━━━━━ Supplied data ━━━━━
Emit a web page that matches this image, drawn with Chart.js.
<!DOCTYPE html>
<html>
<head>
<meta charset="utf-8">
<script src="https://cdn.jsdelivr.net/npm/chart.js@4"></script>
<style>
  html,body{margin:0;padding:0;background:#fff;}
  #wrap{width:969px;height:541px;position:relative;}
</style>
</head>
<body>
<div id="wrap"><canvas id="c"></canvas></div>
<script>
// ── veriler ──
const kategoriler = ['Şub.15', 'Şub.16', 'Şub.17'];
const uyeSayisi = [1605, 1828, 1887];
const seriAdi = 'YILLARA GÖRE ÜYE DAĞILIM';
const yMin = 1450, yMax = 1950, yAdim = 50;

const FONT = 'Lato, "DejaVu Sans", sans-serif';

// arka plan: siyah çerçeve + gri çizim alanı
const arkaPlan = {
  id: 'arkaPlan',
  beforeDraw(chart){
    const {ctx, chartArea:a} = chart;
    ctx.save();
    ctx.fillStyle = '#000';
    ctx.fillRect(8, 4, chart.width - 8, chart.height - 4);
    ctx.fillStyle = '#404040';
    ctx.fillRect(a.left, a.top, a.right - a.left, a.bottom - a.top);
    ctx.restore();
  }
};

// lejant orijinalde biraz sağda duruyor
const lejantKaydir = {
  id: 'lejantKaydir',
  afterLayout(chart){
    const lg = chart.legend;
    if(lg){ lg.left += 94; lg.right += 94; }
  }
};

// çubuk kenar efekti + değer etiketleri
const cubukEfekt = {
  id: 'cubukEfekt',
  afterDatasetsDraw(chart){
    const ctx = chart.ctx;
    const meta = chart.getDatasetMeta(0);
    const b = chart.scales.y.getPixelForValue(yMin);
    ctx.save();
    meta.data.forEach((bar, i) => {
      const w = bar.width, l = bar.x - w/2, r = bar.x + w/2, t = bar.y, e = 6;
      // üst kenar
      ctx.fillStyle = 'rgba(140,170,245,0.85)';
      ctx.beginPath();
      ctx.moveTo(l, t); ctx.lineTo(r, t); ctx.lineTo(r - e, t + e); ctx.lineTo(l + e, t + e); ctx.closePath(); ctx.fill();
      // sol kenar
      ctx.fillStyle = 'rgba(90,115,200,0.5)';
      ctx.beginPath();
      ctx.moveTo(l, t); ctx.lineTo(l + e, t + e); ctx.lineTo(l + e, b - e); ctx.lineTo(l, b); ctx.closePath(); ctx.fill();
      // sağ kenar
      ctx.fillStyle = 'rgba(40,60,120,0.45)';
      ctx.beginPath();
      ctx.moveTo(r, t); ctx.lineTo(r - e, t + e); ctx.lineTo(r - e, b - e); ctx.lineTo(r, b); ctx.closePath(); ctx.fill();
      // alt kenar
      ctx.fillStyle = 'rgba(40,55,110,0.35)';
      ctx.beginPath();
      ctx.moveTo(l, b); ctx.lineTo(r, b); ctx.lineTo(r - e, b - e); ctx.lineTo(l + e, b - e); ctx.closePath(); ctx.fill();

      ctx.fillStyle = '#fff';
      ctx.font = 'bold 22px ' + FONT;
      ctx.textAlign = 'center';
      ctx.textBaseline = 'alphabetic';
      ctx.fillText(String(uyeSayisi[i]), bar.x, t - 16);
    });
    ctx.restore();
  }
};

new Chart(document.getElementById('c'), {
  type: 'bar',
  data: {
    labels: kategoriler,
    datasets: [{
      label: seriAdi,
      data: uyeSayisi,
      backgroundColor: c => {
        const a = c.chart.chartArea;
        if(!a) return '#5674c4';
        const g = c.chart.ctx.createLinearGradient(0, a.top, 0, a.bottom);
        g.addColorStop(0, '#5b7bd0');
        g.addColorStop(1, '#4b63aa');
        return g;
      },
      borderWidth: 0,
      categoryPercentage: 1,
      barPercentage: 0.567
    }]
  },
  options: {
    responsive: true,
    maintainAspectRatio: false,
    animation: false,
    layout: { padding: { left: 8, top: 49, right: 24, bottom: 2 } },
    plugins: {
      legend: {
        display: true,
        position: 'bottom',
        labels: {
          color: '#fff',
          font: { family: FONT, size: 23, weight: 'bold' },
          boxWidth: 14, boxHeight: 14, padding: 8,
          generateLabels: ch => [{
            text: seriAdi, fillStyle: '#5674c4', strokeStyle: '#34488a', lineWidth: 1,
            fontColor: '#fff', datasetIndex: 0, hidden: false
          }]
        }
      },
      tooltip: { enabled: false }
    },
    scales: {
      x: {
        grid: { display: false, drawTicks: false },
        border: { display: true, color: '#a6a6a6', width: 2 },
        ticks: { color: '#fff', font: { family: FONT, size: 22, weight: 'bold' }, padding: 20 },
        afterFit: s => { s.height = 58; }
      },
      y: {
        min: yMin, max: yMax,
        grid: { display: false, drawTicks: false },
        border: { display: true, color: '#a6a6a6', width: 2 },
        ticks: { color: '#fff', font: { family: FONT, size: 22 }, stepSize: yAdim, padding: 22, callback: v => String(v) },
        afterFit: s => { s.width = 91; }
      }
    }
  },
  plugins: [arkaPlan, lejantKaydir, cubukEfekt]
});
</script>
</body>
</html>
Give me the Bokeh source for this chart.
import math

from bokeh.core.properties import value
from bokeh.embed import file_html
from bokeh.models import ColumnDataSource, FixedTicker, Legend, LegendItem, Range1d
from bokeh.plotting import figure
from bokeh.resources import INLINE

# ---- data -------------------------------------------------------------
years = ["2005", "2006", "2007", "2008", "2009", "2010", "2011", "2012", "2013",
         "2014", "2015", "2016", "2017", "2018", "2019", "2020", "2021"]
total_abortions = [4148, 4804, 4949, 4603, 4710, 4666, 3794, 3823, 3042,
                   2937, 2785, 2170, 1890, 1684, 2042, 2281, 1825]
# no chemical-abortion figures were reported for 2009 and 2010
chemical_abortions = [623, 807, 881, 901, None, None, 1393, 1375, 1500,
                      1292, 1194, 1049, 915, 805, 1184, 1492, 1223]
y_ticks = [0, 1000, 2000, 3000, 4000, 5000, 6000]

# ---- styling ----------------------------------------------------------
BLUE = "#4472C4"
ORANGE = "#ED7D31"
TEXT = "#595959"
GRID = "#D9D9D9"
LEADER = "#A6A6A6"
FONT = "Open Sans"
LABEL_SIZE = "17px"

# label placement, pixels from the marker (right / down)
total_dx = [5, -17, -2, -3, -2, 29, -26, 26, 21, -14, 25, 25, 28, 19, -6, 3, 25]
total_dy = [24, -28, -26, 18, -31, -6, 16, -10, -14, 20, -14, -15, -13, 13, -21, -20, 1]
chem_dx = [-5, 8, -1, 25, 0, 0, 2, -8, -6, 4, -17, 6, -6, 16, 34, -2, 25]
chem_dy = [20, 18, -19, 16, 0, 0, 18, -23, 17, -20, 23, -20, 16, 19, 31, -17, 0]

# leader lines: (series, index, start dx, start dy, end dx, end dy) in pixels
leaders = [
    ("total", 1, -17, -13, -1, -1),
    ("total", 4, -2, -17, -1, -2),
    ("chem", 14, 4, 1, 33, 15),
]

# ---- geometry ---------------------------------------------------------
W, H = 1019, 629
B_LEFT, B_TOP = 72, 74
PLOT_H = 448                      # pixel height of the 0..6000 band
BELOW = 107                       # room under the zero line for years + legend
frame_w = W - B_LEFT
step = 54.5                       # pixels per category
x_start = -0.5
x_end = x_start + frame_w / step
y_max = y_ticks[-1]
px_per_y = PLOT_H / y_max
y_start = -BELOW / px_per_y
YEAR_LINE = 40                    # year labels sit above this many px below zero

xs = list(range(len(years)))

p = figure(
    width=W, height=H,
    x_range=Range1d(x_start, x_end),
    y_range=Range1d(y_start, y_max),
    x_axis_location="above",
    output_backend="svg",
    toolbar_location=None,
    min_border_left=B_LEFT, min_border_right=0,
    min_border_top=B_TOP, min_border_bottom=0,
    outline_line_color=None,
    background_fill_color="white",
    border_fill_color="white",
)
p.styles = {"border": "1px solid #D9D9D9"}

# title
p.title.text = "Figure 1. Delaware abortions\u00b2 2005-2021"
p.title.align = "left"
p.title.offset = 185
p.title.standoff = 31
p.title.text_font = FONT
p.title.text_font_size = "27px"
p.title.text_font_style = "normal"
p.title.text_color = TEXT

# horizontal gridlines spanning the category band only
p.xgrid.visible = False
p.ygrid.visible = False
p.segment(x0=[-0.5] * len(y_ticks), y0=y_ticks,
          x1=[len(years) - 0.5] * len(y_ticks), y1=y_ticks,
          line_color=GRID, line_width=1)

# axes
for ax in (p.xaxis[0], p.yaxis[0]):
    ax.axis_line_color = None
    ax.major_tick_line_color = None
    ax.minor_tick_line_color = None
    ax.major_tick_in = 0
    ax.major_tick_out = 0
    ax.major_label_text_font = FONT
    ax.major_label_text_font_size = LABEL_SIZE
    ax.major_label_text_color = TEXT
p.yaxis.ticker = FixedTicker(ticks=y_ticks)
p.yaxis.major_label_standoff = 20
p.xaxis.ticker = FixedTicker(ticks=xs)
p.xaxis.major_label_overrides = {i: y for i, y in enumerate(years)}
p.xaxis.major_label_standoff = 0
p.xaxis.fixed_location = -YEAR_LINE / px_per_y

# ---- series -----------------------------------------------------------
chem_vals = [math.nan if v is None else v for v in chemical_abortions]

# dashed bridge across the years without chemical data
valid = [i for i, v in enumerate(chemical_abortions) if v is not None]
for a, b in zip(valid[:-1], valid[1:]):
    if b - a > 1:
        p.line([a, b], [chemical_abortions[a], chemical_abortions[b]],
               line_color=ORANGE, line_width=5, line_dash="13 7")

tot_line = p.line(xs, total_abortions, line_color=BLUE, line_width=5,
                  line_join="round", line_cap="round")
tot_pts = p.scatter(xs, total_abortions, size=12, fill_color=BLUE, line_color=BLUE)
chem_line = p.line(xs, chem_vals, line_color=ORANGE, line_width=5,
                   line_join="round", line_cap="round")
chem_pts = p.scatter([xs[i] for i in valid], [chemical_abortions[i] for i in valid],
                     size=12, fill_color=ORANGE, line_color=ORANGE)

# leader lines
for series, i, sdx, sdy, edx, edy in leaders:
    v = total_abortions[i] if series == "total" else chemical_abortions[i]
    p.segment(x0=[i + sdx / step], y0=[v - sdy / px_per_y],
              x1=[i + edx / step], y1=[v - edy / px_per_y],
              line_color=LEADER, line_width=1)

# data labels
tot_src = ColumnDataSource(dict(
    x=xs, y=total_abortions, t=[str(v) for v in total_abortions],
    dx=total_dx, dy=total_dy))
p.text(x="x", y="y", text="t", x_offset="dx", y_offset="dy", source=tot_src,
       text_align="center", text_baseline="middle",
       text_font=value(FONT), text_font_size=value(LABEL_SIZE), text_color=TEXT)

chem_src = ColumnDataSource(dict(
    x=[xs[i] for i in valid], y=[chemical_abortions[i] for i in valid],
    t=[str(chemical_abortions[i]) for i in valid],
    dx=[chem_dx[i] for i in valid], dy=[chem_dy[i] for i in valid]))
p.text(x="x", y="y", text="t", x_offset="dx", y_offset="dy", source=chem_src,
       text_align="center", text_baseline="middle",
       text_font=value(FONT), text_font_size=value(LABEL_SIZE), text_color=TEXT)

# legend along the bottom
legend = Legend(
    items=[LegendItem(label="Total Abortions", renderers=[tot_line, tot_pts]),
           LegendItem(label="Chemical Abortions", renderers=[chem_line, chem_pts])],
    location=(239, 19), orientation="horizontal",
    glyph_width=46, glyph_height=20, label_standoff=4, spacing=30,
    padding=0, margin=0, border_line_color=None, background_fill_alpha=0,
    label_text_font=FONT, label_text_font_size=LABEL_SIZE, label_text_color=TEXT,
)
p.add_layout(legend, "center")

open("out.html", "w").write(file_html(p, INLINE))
━━━━━
━━━━━ Supplied data ━━━━━
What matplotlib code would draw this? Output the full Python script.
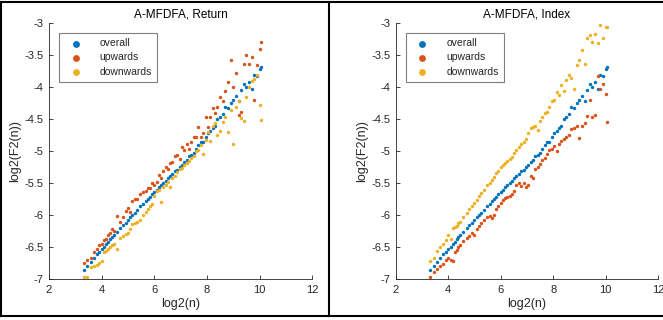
━━━━━
━━━━━ Supplied data ━━━━━
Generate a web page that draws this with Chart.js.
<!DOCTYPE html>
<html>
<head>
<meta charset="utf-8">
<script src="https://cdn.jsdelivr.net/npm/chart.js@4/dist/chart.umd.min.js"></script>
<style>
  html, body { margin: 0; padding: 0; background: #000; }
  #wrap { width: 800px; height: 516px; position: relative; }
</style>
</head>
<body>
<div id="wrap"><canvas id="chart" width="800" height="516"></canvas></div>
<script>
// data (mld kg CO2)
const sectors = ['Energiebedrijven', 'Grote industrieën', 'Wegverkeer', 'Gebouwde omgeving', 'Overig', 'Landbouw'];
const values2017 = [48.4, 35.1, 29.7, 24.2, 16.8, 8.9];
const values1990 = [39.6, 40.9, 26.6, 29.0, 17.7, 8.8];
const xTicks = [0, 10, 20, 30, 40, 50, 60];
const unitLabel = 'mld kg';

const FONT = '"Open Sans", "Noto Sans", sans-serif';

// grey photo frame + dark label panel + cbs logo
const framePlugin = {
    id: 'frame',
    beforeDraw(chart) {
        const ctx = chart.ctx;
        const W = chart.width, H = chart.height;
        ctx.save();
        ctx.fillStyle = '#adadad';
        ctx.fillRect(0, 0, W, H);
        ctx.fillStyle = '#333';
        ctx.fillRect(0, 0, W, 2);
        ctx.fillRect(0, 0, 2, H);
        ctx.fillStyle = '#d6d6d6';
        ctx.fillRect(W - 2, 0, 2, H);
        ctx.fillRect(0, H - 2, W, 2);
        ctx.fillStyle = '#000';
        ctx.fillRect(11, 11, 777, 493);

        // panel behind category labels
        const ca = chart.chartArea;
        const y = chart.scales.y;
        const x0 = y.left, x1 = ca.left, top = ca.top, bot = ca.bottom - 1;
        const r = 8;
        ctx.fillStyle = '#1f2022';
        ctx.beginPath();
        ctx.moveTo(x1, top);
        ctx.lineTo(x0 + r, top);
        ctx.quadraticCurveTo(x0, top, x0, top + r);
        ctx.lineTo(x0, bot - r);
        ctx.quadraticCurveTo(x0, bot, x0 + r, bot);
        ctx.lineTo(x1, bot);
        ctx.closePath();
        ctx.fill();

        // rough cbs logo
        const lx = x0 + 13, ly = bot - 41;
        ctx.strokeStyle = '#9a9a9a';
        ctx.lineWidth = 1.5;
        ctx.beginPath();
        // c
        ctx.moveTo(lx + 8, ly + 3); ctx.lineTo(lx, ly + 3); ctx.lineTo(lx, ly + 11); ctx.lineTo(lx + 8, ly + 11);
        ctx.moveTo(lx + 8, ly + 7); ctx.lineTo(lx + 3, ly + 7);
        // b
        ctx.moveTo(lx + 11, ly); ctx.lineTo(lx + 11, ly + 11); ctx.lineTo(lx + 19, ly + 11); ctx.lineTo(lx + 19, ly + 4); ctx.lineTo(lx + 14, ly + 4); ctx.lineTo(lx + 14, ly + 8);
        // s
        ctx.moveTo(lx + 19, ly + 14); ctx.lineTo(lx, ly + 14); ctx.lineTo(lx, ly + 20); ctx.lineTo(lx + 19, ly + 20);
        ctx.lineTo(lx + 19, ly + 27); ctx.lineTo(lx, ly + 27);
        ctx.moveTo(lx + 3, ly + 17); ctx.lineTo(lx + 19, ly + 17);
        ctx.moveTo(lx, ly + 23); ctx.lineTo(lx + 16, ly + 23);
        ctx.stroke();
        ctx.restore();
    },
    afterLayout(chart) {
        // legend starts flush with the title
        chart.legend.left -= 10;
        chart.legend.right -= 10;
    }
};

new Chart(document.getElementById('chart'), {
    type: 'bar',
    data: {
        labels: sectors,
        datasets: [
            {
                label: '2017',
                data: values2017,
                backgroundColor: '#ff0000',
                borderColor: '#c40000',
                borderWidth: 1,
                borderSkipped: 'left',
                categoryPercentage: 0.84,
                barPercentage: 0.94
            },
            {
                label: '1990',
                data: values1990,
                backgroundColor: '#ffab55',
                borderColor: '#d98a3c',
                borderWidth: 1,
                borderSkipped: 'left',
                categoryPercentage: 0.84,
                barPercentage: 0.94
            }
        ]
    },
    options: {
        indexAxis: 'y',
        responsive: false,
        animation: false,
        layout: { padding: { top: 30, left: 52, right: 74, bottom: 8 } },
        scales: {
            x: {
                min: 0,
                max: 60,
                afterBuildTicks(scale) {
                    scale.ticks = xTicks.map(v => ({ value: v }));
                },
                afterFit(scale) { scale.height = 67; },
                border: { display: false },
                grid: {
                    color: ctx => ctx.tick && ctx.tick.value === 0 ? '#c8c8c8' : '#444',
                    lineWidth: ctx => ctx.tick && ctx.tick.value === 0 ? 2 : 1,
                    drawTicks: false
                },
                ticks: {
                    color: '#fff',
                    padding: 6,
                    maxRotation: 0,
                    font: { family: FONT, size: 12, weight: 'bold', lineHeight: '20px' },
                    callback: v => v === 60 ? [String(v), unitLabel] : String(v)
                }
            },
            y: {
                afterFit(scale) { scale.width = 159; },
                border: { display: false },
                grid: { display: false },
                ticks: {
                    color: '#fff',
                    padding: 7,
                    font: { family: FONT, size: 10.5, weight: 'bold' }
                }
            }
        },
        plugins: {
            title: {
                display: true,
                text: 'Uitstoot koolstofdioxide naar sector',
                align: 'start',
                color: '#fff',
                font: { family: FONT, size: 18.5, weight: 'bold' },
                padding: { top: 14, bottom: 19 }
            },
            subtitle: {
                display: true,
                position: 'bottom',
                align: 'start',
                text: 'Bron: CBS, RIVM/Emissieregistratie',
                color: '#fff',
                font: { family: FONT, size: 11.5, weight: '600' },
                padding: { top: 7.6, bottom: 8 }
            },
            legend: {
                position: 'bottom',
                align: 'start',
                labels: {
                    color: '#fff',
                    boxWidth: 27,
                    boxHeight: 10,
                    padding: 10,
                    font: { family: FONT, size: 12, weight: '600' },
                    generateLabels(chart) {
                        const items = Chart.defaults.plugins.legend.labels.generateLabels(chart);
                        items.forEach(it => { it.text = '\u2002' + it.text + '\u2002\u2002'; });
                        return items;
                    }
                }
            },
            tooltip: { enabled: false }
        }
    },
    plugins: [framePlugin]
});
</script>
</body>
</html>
━━━━━
Check each line above for the word "this" and copy the ones that have it.

● **Completed exercise**
Emit a web page that matches this image, drawn with Chart.js.
Give me the Bokeh source for this chart.
YEAR_LINE = 40                    # year labels sit above this many px below zero
What matplotlib code would draw this? Output the full Python script.
Generate a web page that draws this with Chart.js.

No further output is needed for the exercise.